## WHAT IS EXPECTED
Your task is to retype, word for word, the lines from the start of the data through the line holding "const yMinor = [0.3,0.5,0.7,0.9];". Do not include the pictures.
++++ SUPPLIED INFORMATION ++++
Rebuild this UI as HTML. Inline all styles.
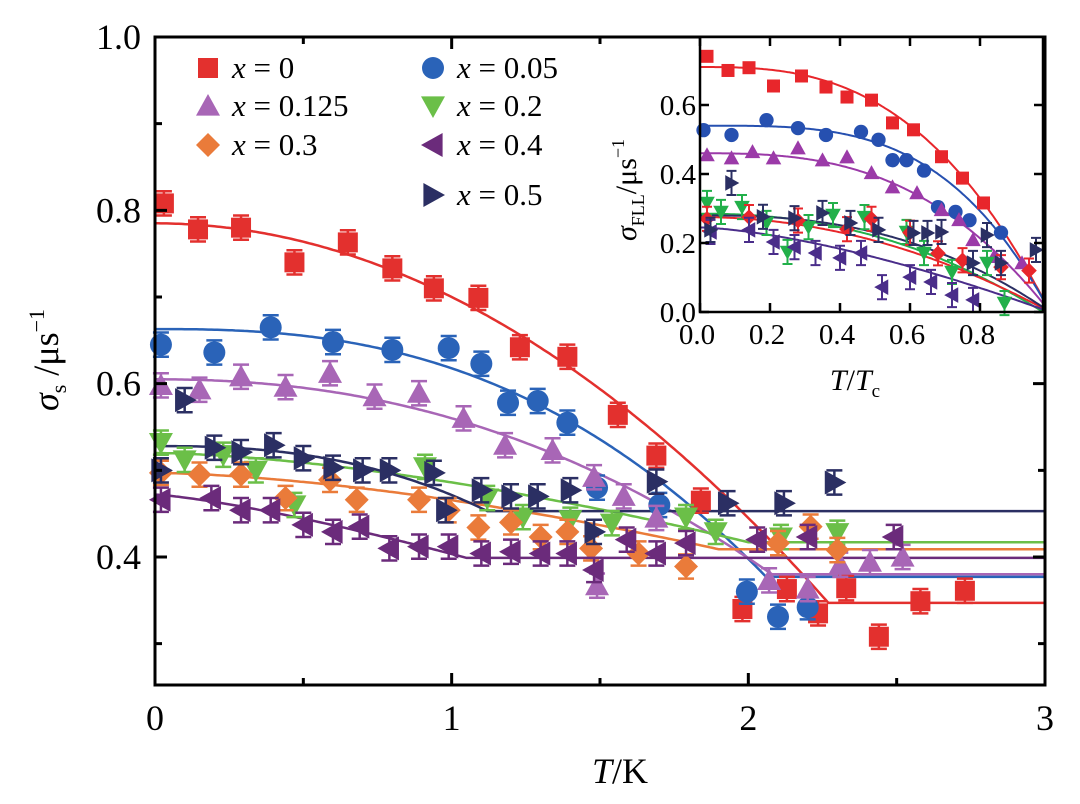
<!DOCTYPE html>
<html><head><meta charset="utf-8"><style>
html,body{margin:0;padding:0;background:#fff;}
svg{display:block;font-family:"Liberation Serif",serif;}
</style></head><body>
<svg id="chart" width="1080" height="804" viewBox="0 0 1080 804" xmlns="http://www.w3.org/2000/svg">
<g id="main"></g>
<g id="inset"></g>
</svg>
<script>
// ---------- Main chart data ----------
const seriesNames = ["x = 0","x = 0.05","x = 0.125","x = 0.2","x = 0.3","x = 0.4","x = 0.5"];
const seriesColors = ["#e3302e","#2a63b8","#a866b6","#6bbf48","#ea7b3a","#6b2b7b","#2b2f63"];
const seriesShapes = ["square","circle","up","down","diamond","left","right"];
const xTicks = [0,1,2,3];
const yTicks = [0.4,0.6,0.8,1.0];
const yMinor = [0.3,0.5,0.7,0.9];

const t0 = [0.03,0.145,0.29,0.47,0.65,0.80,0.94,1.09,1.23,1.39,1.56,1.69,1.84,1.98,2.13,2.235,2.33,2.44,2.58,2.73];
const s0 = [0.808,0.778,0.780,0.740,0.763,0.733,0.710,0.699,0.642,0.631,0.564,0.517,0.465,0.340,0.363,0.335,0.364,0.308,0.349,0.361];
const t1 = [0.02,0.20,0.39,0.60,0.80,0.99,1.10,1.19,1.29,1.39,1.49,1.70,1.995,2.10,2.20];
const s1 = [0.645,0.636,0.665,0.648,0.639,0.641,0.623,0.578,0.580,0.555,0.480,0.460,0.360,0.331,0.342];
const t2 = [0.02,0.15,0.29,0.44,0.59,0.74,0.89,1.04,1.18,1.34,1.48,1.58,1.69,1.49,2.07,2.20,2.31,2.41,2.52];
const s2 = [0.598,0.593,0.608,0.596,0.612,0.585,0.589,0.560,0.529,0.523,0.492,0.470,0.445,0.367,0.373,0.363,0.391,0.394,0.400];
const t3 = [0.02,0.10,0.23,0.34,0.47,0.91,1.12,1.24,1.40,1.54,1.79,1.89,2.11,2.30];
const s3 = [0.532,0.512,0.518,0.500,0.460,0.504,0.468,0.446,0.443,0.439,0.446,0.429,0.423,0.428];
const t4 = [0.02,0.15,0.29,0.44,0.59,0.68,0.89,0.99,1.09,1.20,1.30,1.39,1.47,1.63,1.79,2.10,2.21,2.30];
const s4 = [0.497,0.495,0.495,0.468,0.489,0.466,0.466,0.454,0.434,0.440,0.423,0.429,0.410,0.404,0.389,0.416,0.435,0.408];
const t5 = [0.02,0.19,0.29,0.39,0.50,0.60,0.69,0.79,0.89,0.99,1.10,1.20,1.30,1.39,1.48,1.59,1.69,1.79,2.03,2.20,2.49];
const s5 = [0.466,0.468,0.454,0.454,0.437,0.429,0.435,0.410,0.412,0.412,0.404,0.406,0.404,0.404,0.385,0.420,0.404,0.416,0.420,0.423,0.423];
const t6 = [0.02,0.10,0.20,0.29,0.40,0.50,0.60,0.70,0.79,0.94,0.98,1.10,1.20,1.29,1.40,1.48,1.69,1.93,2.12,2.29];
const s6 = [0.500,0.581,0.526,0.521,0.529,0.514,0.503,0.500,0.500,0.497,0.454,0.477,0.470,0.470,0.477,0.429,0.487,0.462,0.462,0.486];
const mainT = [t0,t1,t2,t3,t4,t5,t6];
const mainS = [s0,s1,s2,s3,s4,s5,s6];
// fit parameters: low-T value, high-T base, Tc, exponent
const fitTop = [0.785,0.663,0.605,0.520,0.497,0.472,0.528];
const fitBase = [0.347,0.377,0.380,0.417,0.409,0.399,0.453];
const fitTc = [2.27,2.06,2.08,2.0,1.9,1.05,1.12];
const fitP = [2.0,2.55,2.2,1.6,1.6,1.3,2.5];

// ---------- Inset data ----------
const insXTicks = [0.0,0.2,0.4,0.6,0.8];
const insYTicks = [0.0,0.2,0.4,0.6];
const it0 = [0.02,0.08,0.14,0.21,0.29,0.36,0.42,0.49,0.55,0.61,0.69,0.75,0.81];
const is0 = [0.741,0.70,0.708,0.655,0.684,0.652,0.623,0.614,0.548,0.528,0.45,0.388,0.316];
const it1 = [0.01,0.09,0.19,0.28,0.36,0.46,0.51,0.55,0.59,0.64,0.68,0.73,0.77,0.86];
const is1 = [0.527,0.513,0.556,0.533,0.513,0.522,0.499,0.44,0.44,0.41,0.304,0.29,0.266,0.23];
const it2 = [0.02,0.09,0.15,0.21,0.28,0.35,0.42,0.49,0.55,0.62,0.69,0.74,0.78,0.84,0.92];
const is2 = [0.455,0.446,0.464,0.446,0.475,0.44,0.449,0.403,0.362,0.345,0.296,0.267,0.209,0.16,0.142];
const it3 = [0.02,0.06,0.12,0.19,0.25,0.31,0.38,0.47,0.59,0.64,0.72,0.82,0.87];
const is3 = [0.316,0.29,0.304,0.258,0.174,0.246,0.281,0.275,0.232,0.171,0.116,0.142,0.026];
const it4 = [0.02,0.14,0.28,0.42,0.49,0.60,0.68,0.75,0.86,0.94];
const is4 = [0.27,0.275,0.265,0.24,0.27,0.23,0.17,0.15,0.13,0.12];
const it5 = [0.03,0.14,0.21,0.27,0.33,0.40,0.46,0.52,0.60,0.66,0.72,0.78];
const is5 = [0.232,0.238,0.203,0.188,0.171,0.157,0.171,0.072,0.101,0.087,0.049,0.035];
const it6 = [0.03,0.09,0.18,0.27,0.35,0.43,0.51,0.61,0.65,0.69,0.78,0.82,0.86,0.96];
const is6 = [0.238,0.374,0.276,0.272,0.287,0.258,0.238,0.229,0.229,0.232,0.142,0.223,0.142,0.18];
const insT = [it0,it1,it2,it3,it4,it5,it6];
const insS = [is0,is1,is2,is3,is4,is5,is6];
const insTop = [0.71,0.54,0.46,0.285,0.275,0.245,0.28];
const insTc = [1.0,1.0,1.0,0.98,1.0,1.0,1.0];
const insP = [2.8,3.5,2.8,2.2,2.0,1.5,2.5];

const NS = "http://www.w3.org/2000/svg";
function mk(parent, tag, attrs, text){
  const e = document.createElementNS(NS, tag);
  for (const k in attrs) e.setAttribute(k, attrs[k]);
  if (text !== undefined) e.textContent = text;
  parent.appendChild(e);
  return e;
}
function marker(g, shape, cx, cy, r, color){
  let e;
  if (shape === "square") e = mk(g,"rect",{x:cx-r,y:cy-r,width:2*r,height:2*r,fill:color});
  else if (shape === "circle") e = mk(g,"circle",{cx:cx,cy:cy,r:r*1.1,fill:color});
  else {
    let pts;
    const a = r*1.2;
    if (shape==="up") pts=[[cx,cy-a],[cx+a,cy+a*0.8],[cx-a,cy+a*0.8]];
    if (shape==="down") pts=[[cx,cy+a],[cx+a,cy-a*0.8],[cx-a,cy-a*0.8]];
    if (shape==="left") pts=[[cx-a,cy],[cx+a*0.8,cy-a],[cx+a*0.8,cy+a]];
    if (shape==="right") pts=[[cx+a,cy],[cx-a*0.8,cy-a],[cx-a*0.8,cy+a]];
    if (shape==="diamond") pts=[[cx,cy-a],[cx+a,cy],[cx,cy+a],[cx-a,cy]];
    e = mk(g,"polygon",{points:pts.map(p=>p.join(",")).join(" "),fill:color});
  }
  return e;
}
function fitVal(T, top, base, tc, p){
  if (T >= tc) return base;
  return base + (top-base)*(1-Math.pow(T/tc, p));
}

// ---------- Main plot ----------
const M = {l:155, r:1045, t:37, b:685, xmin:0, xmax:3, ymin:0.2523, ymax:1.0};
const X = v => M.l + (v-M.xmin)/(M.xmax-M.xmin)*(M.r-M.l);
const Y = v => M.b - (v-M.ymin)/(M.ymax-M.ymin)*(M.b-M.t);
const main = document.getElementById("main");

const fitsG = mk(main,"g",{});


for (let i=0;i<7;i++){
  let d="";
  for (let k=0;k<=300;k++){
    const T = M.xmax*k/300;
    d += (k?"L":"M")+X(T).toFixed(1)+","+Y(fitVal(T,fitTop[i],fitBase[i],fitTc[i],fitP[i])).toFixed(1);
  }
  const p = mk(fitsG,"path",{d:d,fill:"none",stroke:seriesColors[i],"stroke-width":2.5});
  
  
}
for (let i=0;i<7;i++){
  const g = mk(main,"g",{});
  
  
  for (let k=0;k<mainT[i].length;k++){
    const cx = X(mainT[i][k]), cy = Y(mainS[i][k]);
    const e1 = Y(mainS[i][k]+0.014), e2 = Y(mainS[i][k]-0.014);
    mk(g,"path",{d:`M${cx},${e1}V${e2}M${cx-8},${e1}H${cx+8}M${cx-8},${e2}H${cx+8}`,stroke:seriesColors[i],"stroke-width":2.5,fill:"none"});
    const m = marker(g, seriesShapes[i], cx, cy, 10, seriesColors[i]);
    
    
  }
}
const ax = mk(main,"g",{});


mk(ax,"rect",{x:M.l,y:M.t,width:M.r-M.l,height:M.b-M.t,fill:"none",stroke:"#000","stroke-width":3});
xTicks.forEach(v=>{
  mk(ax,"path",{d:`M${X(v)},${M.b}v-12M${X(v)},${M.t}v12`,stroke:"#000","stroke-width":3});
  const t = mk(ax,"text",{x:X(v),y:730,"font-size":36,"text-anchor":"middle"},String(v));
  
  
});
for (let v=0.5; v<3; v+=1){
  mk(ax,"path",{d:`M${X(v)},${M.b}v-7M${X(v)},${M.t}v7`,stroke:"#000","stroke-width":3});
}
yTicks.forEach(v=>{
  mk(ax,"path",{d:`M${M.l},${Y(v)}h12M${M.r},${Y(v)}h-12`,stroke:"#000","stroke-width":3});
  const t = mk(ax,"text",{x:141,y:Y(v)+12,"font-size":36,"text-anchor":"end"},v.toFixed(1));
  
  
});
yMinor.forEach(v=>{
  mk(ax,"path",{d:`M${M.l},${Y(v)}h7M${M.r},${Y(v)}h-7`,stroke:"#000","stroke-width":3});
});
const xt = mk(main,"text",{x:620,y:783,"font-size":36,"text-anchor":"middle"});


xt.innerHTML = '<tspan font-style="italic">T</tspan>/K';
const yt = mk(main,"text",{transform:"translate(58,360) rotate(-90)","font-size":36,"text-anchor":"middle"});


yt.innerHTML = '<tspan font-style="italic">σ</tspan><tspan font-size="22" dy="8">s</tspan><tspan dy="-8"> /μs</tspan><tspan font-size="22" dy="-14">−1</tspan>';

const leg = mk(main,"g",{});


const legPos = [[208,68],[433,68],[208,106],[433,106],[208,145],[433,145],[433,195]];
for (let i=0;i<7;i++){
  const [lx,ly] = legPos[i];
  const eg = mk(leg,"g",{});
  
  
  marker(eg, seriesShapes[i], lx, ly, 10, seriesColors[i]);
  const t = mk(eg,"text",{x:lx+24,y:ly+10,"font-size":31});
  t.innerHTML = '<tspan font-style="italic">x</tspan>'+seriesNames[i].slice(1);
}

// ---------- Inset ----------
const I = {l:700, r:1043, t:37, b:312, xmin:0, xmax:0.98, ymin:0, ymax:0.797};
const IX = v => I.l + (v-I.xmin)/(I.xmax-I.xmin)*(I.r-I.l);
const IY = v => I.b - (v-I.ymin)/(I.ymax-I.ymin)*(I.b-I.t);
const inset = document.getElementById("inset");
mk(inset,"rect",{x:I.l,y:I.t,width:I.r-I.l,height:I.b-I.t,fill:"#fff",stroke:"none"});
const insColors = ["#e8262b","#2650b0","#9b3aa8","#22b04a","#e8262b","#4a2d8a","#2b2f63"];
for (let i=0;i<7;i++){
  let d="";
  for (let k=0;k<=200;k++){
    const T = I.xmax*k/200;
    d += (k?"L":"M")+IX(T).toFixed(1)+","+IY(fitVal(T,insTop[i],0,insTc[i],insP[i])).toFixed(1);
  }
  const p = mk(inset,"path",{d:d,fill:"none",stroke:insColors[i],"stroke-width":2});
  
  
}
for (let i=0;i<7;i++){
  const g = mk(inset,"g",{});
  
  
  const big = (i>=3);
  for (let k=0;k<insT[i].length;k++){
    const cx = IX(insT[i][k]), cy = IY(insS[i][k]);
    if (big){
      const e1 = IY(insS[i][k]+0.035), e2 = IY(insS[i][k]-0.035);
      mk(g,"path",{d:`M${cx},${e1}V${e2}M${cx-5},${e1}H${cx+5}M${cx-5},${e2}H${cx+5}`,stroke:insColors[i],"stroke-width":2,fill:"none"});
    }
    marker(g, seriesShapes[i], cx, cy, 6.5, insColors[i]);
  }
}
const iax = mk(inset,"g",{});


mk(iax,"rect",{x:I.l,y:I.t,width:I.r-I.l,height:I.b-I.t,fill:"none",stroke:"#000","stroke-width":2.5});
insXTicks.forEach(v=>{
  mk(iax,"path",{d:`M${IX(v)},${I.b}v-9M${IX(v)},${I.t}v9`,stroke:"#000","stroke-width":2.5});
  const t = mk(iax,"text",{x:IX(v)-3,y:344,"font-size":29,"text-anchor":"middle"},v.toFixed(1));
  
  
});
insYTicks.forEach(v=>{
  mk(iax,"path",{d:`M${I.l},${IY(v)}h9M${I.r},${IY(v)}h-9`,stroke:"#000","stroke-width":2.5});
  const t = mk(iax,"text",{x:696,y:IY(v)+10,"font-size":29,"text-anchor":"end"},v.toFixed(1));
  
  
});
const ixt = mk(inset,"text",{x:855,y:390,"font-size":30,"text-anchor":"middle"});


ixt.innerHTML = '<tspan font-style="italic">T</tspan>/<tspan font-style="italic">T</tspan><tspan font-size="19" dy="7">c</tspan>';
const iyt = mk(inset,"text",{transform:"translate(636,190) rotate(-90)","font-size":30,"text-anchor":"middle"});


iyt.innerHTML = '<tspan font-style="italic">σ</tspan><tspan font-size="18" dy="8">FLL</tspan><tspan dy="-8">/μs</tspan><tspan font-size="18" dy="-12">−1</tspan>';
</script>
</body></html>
++++
## WRITTEN RESPONSE
Rebuild this UI as HTML. Inline all styles.
<!DOCTYPE html>
<html><head><meta charset="utf-8"><style>
html,body{margin:0;padding:0;background:#fff;}
svg{display:block;font-family:"Liberation Serif",serif;}
</style></head><body>
<svg id="chart" width="1080" height="804" viewBox="0 0 1080 804" xmlns="http://www.w3.org/2000/svg">
<g id="main"></g>
<g id="inset"></g>
</svg>
<script>
// ---------- Main chart data ----------
const seriesNames = ["x = 0","x = 0.05","x = 0.125","x = 0.2","x = 0.3","x = 0.4","x = 0.5"];
const seriesColors = ["#e3302e","#2a63b8","#a866b6","#6bbf48","#ea7b3a","#6b2b7b","#2b2f63"];
const seriesShapes = ["square","circle","up","down","diamond","left","right"];
const xTicks = [0,1,2,3];
const yTicks = [0.4,0.6,0.8,1.0];
const yMinor = [0.3,0.5,0.7,0.9];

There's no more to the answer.